• _PROBLEM REQUIREMENTS_
Do not repeat pictures. Repeat exactly the lines of the listing below from its first line through the line with "return 1 - y / H".

# START OF DATA EXCERPT

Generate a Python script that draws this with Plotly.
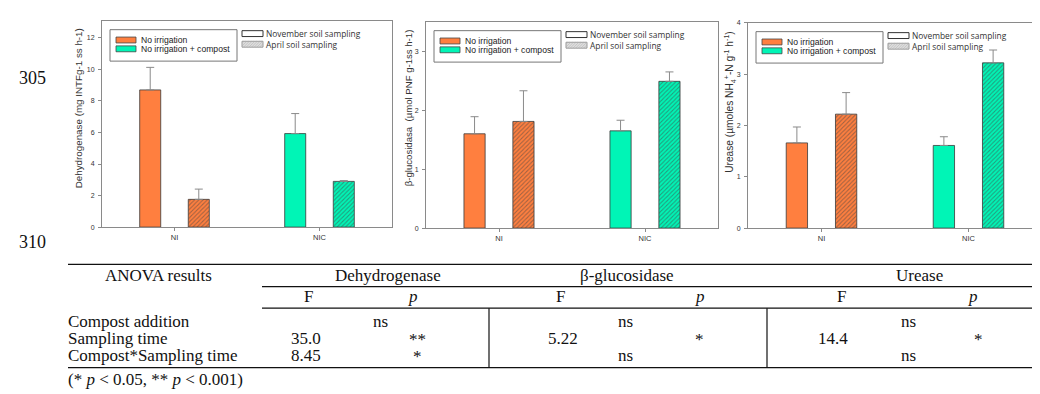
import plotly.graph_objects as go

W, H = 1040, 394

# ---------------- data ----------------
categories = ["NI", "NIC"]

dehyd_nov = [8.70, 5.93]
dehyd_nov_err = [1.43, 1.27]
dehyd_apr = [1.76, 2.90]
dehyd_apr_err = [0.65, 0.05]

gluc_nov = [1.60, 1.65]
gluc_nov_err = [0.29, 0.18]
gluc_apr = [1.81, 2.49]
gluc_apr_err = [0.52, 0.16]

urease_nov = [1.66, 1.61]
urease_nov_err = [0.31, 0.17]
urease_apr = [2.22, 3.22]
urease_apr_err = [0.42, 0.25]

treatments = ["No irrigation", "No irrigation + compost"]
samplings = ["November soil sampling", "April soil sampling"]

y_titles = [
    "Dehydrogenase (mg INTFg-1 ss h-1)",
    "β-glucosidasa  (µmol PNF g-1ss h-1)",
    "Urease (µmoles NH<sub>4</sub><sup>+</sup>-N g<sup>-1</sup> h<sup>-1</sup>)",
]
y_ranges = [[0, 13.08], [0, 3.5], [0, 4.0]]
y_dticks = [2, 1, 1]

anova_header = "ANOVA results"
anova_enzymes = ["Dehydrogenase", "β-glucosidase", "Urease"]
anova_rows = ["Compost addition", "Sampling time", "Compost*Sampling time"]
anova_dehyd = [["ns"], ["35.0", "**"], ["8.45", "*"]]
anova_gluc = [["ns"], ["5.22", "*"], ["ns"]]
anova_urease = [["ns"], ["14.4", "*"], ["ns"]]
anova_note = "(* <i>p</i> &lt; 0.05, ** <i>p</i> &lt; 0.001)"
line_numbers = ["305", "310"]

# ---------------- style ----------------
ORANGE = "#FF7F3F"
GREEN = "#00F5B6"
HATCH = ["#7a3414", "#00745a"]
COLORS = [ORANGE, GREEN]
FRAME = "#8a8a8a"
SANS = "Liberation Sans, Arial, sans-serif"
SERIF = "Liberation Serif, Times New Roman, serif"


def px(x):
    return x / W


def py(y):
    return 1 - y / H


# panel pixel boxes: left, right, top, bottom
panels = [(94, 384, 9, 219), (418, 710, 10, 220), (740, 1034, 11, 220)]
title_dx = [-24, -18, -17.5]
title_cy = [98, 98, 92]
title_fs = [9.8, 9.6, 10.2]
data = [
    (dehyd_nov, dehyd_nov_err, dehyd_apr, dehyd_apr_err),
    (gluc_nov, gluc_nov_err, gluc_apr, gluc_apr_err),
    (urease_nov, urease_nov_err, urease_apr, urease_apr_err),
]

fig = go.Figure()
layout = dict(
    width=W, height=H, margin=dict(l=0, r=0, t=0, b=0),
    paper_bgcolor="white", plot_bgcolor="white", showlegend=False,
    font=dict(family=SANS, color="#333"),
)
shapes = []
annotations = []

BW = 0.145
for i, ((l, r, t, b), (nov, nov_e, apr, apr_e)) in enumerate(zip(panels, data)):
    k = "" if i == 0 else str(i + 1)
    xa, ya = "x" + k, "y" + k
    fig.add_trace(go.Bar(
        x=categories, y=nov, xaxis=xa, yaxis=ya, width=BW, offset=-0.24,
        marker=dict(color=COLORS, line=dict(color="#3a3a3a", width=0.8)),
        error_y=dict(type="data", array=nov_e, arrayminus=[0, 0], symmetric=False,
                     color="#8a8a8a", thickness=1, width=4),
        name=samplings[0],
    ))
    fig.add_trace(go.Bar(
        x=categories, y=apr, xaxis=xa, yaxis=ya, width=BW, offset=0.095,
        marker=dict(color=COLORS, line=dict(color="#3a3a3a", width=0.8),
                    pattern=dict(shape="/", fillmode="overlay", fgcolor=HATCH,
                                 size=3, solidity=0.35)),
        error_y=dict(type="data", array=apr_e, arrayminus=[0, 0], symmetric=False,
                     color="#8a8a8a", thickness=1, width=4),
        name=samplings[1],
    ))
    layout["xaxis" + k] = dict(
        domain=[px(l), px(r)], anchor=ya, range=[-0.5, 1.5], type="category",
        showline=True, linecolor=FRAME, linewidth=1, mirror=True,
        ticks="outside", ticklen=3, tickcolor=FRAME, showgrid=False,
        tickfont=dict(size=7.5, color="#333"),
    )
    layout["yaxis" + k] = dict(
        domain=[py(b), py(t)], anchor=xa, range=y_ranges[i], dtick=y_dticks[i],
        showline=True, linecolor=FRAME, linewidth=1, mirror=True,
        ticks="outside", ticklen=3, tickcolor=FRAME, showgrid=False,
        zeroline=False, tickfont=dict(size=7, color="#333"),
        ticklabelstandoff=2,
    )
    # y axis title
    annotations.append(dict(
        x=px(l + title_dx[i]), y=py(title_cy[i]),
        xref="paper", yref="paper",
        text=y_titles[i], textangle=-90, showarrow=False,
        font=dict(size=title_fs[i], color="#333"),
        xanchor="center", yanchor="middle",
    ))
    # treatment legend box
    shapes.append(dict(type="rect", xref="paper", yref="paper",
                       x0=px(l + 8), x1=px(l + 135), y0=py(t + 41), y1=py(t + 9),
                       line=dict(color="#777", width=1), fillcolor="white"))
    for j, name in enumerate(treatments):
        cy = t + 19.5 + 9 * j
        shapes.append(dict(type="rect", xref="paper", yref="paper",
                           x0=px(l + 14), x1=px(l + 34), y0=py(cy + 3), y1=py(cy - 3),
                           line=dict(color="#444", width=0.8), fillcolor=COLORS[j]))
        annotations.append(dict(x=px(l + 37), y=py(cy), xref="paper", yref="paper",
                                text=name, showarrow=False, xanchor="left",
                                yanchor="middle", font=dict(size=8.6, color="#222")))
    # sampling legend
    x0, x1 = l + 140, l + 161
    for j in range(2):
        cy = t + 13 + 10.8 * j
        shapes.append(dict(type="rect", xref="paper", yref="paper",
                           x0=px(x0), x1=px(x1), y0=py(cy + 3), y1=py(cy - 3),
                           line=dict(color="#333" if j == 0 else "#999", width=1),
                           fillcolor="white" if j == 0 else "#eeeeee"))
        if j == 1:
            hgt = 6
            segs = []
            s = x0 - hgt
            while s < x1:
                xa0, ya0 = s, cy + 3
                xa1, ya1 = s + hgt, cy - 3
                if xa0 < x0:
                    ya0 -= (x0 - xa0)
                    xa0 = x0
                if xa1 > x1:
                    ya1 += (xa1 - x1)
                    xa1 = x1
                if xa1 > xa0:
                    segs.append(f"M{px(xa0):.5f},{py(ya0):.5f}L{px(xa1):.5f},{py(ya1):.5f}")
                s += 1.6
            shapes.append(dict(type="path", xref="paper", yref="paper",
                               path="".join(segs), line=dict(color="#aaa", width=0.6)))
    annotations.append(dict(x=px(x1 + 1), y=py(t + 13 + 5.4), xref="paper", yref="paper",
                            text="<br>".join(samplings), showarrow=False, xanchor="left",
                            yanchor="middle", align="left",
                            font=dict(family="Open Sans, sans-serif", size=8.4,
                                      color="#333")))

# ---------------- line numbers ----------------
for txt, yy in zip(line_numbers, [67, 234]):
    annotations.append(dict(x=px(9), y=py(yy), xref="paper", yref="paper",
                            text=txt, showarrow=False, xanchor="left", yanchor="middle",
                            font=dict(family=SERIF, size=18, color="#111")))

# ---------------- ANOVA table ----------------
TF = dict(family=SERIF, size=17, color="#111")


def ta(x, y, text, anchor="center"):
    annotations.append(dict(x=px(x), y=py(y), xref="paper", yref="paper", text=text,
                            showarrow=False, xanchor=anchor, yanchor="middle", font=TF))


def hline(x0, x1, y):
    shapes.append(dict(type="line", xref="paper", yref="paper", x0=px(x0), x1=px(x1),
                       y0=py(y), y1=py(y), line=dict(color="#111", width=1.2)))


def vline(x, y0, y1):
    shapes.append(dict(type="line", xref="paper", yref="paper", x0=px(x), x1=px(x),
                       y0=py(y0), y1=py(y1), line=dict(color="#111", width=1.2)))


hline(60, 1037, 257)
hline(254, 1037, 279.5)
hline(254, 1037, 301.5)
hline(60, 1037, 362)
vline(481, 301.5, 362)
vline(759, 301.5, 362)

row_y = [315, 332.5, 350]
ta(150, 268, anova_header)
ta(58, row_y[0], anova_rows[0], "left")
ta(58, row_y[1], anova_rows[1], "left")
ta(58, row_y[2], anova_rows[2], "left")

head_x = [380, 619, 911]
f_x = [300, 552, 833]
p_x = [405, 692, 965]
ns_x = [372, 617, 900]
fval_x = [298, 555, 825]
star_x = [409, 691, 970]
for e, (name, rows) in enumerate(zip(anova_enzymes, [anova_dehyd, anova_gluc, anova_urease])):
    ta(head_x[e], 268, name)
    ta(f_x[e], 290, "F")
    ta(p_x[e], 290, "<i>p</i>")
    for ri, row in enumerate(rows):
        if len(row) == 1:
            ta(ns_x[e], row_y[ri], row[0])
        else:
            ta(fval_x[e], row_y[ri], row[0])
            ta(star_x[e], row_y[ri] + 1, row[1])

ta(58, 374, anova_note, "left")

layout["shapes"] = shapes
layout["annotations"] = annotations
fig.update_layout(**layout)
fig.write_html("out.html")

# END OF DATA EXCERPT

• _SOLUTION TO THIS TASK_
Generate a Python script that draws this with Plotly.
import plotly.graph_objects as go

W, H = 1040, 394

# ---------------- data ----------------
categories = ["NI", "NIC"]

dehyd_nov = [8.70, 5.93]
dehyd_nov_err = [1.43, 1.27]
dehyd_apr = [1.76, 2.90]
dehyd_apr_err = [0.65, 0.05]

gluc_nov = [1.60, 1.65]
gluc_nov_err = [0.29, 0.18]
gluc_apr = [1.81, 2.49]
gluc_apr_err = [0.52, 0.16]

urease_nov = [1.66, 1.61]
urease_nov_err = [0.31, 0.17]
urease_apr = [2.22, 3.22]
urease_apr_err = [0.42, 0.25]

treatments = ["No irrigation", "No irrigation + compost"]
samplings = ["November soil sampling", "April soil sampling"]

y_titles = [
    "Dehydrogenase (mg INTFg-1 ss h-1)",
    "β-glucosidasa  (µmol PNF g-1ss h-1)",
    "Urease (µmoles NH<sub>4</sub><sup>+</sup>-N g<sup>-1</sup> h<sup>-1</sup>)",
]
y_ranges = [[0, 13.08], [0, 3.5], [0, 4.0]]
y_dticks = [2, 1, 1]

anova_header = "ANOVA results"
anova_enzymes = ["Dehydrogenase", "β-glucosidase", "Urease"]
anova_rows = ["Compost addition", "Sampling time", "Compost*Sampling time"]
anova_dehyd = [["ns"], ["35.0", "**"], ["8.45", "*"]]
anova_gluc = [["ns"], ["5.22", "*"], ["ns"]]
anova_urease = [["ns"], ["14.4", "*"], ["ns"]]
anova_note = "(* <i>p</i> &lt; 0.05, ** <i>p</i> &lt; 0.001)"
line_numbers = ["305", "310"]

# ---------------- style ----------------
ORANGE = "#FF7F3F"
GREEN = "#00F5B6"
HATCH = ["#7a3414", "#00745a"]
COLORS = [ORANGE, GREEN]
FRAME = "#8a8a8a"
SANS = "Liberation Sans, Arial, sans-serif"
SERIF = "Liberation Serif, Times New Roman, serif"


def px(x):
    return x / W


def py(y):
    return 1 - y / H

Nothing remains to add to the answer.